■ **What the task asks**
Without including any pictures, write out the listing below exactly.

■ **Supplied information**
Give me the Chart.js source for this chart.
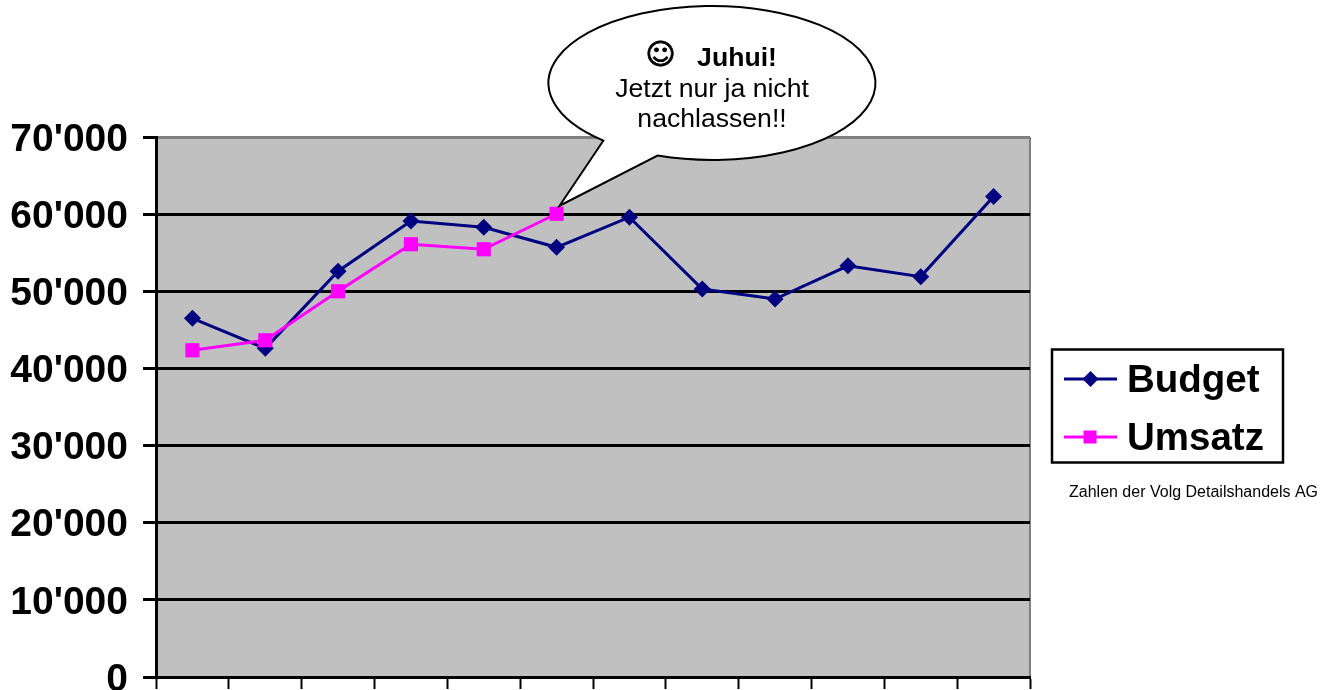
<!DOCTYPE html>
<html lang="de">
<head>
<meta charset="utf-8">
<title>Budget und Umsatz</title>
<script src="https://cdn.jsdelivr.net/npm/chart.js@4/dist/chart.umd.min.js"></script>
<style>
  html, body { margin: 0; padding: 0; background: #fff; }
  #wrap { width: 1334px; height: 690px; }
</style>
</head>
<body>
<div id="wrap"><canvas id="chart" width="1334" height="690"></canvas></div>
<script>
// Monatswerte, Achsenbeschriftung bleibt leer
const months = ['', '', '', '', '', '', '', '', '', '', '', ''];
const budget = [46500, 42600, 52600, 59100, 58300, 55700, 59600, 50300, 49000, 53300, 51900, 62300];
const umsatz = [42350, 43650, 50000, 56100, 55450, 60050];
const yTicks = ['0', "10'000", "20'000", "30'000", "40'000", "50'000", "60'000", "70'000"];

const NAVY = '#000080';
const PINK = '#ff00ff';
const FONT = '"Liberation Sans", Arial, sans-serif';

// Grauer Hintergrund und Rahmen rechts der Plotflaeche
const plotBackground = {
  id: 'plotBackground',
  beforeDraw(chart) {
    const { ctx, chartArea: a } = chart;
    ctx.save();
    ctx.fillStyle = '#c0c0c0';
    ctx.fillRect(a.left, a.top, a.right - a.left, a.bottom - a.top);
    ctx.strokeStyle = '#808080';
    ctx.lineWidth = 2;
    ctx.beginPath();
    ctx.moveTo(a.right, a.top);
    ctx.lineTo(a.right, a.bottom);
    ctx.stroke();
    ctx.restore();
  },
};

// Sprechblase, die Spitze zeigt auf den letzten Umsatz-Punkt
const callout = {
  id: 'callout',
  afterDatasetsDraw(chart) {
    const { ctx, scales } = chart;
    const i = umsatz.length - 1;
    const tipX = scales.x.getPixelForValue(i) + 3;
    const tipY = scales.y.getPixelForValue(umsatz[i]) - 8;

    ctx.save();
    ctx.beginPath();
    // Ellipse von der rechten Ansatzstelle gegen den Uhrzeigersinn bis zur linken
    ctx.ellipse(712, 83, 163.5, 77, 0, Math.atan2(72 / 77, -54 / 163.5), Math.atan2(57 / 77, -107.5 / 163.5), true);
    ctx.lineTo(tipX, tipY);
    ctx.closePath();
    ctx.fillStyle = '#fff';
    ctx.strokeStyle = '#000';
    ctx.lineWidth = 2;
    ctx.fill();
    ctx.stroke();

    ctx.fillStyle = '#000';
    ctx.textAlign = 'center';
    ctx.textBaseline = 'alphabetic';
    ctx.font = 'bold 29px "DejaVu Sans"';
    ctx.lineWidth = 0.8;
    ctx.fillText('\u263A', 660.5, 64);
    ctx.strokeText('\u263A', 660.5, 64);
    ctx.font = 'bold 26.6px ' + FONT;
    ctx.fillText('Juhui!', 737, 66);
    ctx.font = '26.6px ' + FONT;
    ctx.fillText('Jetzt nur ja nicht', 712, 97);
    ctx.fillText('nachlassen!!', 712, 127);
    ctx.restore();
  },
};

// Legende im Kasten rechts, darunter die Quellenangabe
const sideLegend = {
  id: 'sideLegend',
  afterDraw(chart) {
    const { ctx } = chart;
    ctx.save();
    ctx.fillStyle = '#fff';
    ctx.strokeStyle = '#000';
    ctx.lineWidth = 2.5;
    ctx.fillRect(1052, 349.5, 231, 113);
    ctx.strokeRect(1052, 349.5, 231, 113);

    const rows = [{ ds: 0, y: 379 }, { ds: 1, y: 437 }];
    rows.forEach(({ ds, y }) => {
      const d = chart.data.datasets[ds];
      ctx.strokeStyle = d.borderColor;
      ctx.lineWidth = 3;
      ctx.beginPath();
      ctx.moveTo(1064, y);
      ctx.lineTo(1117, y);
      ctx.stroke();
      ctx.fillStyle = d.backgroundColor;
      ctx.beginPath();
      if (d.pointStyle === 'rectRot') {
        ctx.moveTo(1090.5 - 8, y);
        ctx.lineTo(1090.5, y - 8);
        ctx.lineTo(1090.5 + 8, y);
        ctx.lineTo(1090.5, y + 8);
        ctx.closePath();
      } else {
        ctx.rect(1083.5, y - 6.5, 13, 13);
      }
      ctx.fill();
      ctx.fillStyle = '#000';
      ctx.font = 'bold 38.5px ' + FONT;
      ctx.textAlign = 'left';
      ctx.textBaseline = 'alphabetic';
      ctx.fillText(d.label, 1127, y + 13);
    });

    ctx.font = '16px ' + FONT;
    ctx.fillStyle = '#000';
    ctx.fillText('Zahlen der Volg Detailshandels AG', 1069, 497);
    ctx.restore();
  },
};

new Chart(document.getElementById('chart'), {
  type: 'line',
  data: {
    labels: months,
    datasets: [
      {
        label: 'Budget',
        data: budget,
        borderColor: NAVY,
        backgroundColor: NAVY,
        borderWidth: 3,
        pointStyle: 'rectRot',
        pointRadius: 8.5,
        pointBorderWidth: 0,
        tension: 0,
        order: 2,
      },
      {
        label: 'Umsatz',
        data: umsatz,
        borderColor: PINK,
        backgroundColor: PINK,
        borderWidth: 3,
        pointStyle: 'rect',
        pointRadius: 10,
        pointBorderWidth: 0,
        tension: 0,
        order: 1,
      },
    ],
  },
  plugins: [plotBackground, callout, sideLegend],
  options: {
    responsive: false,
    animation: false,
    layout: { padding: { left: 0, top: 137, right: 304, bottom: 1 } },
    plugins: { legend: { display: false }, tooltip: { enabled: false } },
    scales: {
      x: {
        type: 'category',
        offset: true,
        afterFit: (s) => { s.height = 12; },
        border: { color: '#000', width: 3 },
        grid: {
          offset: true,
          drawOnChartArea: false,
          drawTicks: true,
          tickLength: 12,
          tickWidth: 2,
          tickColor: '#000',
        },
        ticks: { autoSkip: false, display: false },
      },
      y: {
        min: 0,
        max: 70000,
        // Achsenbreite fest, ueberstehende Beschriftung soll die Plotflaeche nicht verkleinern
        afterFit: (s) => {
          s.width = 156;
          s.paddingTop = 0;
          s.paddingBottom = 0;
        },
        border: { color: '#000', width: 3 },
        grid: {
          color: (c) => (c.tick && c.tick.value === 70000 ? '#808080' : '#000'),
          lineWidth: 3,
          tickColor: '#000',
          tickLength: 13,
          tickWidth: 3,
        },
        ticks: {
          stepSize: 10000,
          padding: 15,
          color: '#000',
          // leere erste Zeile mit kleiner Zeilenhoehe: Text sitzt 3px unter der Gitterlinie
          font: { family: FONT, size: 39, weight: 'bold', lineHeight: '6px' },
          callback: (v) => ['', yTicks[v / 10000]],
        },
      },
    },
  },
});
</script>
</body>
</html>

■ **Full response**
Give me the Chart.js source for this chart.
<!DOCTYPE html>
<html lang="de">
<head>
<meta charset="utf-8">
<title>Budget und Umsatz</title>
<script src="https://cdn.jsdelivr.net/npm/chart.js@4/dist/chart.umd.min.js"></script>
<style>
  html, body { margin: 0; padding: 0; background: #fff; }
  #wrap { width: 1334px; height: 690px; }
</style>
</head>
<body>
<div id="wrap"><canvas id="chart" width="1334" height="690"></canvas></div>
<script>
// Monatswerte, Achsenbeschriftung bleibt leer
const months = ['', '', '', '', '', '', '', '', '', '', '', ''];
const budget = [46500, 42600, 52600, 59100, 58300, 55700, 59600, 50300, 49000, 53300, 51900, 62300];
const umsatz = [42350, 43650, 50000, 56100, 55450, 60050];
const yTicks = ['0', "10'000", "20'000", "30'000", "40'000", "50'000", "60'000", "70'000"];

const NAVY = '#000080';
const PINK = '#ff00ff';
const FONT = '"Liberation Sans", Arial, sans-serif';

// Grauer Hintergrund und Rahmen rechts der Plotflaeche
const plotBackground = {
  id: 'plotBackground',
  beforeDraw(chart) {
    const { ctx, chartArea: a } = chart;
    ctx.save();
    ctx.fillStyle = '#c0c0c0';
    ctx.fillRect(a.left, a.top, a.right - a.left, a.bottom - a.top);
    ctx.strokeStyle = '#808080';
    ctx.lineWidth = 2;
    ctx.beginPath();
    ctx.moveTo(a.right, a.top);
    ctx.lineTo(a.right, a.bottom);
    ctx.stroke();
    ctx.restore();
  },
};

// Sprechblase, die Spitze zeigt auf den letzten Umsatz-Punkt
const callout = {
  id: 'callout',
  afterDatasetsDraw(chart) {
    const { ctx, scales } = chart;
    const i = umsatz.length - 1;
    const tipX = scales.x.getPixelForValue(i) + 3;
    const tipY = scales.y.getPixelForValue(umsatz[i]) - 8;

    ctx.save();
    ctx.beginPath();
    // Ellipse von der rechten Ansatzstelle gegen den Uhrzeigersinn bis zur linken
    ctx.ellipse(712, 83, 163.5, 77, 0, Math.atan2(72 / 77, -54 / 163.5), Math.atan2(57 / 77, -107.5 / 163.5), true);
    ctx.lineTo(tipX, tipY);
    ctx.closePath();
    ctx.fillStyle = '#fff';
    ctx.strokeStyle = '#000';
    ctx.lineWidth = 2;
    ctx.fill();
    ctx.stroke();

    ctx.fillStyle = '#000';
    ctx.textAlign = 'center';
    ctx.textBaseline = 'alphabetic';
    ctx.font = 'bold 29px "DejaVu Sans"';
    ctx.lineWidth = 0.8;
    ctx.fillText('\u263A', 660.5, 64);
    ctx.strokeText('\u263A', 660.5, 64);
    ctx.font = 'bold 26.6px ' + FONT;
    ctx.fillText('Juhui!', 737, 66);
    ctx.font = '26.6px ' + FONT;
    ctx.fillText('Jetzt nur ja nicht', 712, 97);
    ctx.fillText('nachlassen!!', 712, 127);
    ctx.restore();
  },
};

// Legende im Kasten rechts, darunter die Quellenangabe
const sideLegend = {
  id: 'sideLegend',
  afterDraw(chart) {
    const { ctx } = chart;
    ctx.save();
    ctx.fillStyle = '#fff';
    ctx.strokeStyle = '#000';
    ctx.lineWidth = 2.5;
    ctx.fillRect(1052, 349.5, 231, 113);
    ctx.strokeRect(1052, 349.5, 231, 113);

    const rows = [{ ds: 0, y: 379 }, { ds: 1, y: 437 }];
    rows.forEach(({ ds, y }) => {
      const d = chart.data.datasets[ds];
      ctx.strokeStyle = d.borderColor;
      ctx.lineWidth = 3;
      ctx.beginPath();
      ctx.moveTo(1064, y);
      ctx.lineTo(1117, y);
      ctx.stroke();
      ctx.fillStyle = d.backgroundColor;
      ctx.beginPath();
      if (d.pointStyle === 'rectRot') {
        ctx.moveTo(1090.5 - 8, y);
        ctx.lineTo(1090.5, y - 8);
        ctx.lineTo(1090.5 + 8, y);
        ctx.lineTo(1090.5, y + 8);
        ctx.closePath();
      } else {
        ctx.rect(1083.5, y - 6.5, 13, 13);
      }
      ctx.fill();
      ctx.fillStyle = '#000';
      ctx.font = 'bold 38.5px ' + FONT;
      ctx.textAlign = 'left';
      ctx.textBaseline = 'alphabetic';
      ctx.fillText(d.label, 1127, y + 13);
    });

    ctx.font = '16px ' + FONT;
    ctx.fillStyle = '#000';
    ctx.fillText('Zahlen der Volg Detailshandels AG', 1069, 497);
    ctx.restore();
  },
};

new Chart(document.getElementById('chart'), {
  type: 'line',
  data: {
    labels: months,
    datasets: [
      {
        label: 'Budget',
        data: budget,
        borderColor: NAVY,
        backgroundColor: NAVY,
        borderWidth: 3,
        pointStyle: 'rectRot',
        pointRadius: 8.5,
        pointBorderWidth: 0,
        tension: 0,
        order: 2,
      },
      {
        label: 'Umsatz',
        data: umsatz,
        borderColor: PINK,
        backgroundColor: PINK,
        borderWidth: 3,
        pointStyle: 'rect',
        pointRadius: 10,
        pointBorderWidth: 0,
        tension: 0,
        order: 1,
      },
    ],
  },
  plugins: [plotBackground, callout, sideLegend],
  options: {
    responsive: false,
    animation: false,
    layout: { padding: { left: 0, top: 137, right: 304, bottom: 1 } },
    plugins: { legend: { display: false }, tooltip: { enabled: false } },
    scales: {
      x: {
        type: 'category',
        offset: true,
        afterFit: (s) => { s.height = 12; },
        border: { color: '#000', width: 3 },
        grid: {
          offset: true,
          drawOnChartArea: false,
          drawTicks: true,
          tickLength: 12,
          tickWidth: 2,
          tickColor: '#000',
        },
        ticks: { autoSkip: false, display: false },
      },
      y: {
        min: 0,
        max: 70000,
        // Achsenbreite fest, ueberstehende Beschriftung soll die Plotflaeche nicht verkleinern
        afterFit: (s) => {
          s.width = 156;
          s.paddingTop = 0;
          s.paddingBottom = 0;
        },
        border: { color: '#000', width: 3 },
        grid: {
          color: (c) => (c.tick && c.tick.value === 70000 ? '#808080' : '#000'),
          lineWidth: 3,
          tickColor: '#000',
          tickLength: 13,
          tickWidth: 3,
        },
        ticks: {
          stepSize: 10000,
          padding: 15,
          color: '#000',
          // leere erste Zeile mit kleiner Zeilenhoehe: Text sitzt 3px unter der Gitterlinie
          font: { family: FONT, size: 39, weight: 'bold', lineHeight: '6px' },
          callback: (v) => ['', yTicks[v / 10000]],
        },
      },
    },
  },
});
</script>
</body>
</html>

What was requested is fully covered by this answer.